The fun part is that all searches are related to individual users – you can’t really tell who’s who (unless of course they use that as a search string), but individuals are linked to a user number.

There are a couple of searchable thingies that have sprung up around the aol-fappa, but by far the best one I’ve seen is this one: http://czern.homeip.net/aolsearch/.

Something Awful made quite a scary summery of some of the searches.

People often call me a sick and perverted bastard odd, cause I keep telling them about strange things I find online. Thing is, most of my friends don’t spend as much time online as I do, nor do they follow strange links to dark and murky corners of the internets. I don’t fear to plod along those paths, and I see it as a public service when I inform my friends about the things that I find there; if that happens to be dog-on-cat interracial bondage, can I really be blamed for it? I say not, and if you follow the link to Something Awful, you’ll be convinced that whatever I might dreg up, I’m not in the same league as some of these puppies..

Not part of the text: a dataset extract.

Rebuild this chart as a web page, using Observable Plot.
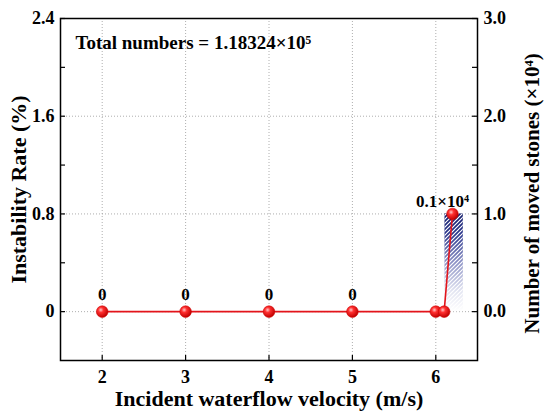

The public image of the decomposition process

1) Walking home from Kellys the other evening, a girl asked me for a lighter. After lighting her cigarette she asked me if “anything was the matter, you look so depressed and angry.”

2) Standing behind the counter at work. A guy comes in with his daughter, and the daughter askes my co-worker miranda if I’m her dad.

3) Farting in public doesn’t seem like such a big deal anymore.

If you’re bored: improvise

One of the most popular features of the computers in the store (Macbooks & iMacs) is the built in iSight in combination with Photobooth. It’s not that the effects you get in the application are new or rad in any sense the kids might use those terms, but rather it’s the braindead sillyness akin to warped mirrors that is so alluring.

At some point I’m going to create a gallery of all the images customers (and employees) have taken of themselves; hopefully to much amusement of all involved, and with as few lawsuits as possible from ridiculed parties.